Worst of all, If a friend doesn't donate any money does that mean they secretly hate me and/or assume that I will fail? It's a tricky call...
I know that a few people still don't have a clue about what's involved; it's as if I'm asking them to sponsor me to take a nice relaxing holiday. At least two people I know were under the impression that I'd climbed the mountain several weeks ago - over a long weekend, no doubt! Another believes that once we reach the summit we all come down in a big helicopter. A couple have suggested that I should give the money back if I don't summit but I'm not sure if they are being entirely serious or not. Would it help if I offered to climb the mountain covered from head to toe in baked beans?
I've still got plenty of fund raising activities planned: a Dr Who Charity Auction (god willing), a sponsored Tea and Scones Event on the peak of Roseberry Topping in May, another local paper are going to run a story about our climb next month, and I will be appearing on a local BBC Radio show just before I leave.

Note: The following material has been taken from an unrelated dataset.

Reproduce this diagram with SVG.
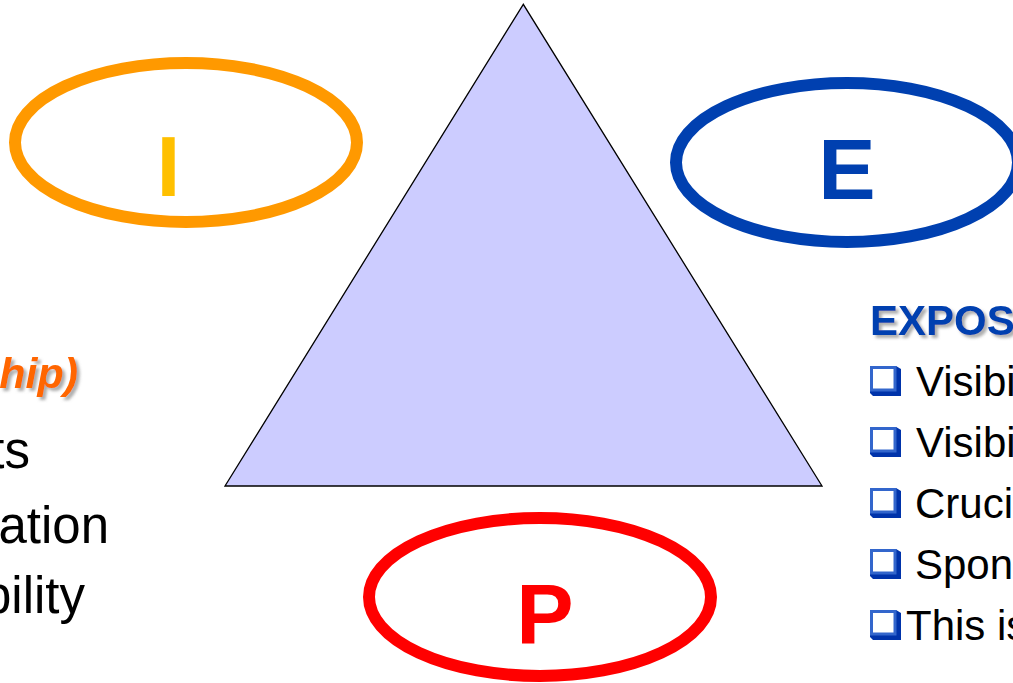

I'm also receiving support from other websites who are doing their best to drum up support for me. I would like to single-out the brilliant Radio Free Skaro and Cathode Ray Tube in particular. Thanks lads.
One thing I'm certain of: when the going gets tough up there on the mountain (and believe me, it will get tough) the one thing that will keep me going will be the thought of all the people who have donated their hard earned money to show their support for me. And for that I'd like to thank you in advance.